A federal judge has decided to let the Department of Energy and a contractor argue in court about whether the agency was allowed to claw back some $20 million in fees on a long-overdue, over-budget plutonium disposal plant in South Carolina.
That is according to an April 27 order by U.S. Court of Federal Claims Judge Thomas Wheeler, declaring he would hear oral arguments May 17 about a series of motions for summary judgment filed by the Department of Energy and its contractor, CB&I AREVA MOX Services, since January.
The $20 million is only about a tenth of the total damages CB&I AREVA MOX Services is seeking in the Court of Federal Claims as part of a 2016 lawsuit that alleges DOE’s National Nuclear Security Administration is responsible for putting the Mixed Oxide Fuel Fabrication Facility (MFFF) behind schedule.
The plant, under construction at the agency’s Savannah River Site in Aiken, S.C., is designed to turn 34 metric tons of weapon-usable plutonium into commercial reactor fuel under an arms-control pact with Russia that was negotiated over a decade and finalized in 2010.
MOX Services claims DOE was not allowed to reclaim the $20 million fee award until the facility was built. The Energy Department claims it was allowed to take back the fees whether the MFFF is finished or not, since its contract with MOX Services says the fee can be calculated at the end of a contract option period that expired in 2016. DOE clawed back the fee shortly after the option period ended.
Even after Wheeler rules on the oral arguments, DOE and its contractor would still have to argue the rest of their case. In total, MOX Services is seeking about $200 million fees and damages.

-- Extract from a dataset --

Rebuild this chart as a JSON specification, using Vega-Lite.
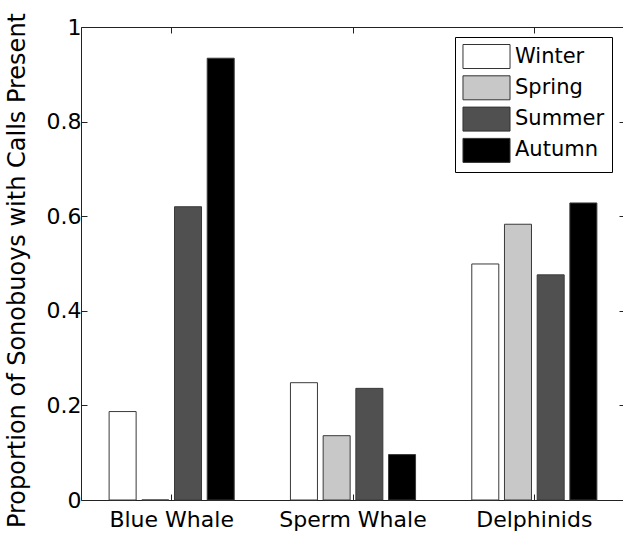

The Energy Department claims the MFFF is too expensive and now wants to get rid of the material using a process dubbed dilute and dispose: chemically weakening the plutonium at Savannah River, mixing it with concrete-like grout, and burying the resulting mixture deep underground at DOE’s Waste Isolation Pilot Plant near Carlsbad, N.M. The agency has sought to cancel the project for three years, but Congress has yet to go along with the request.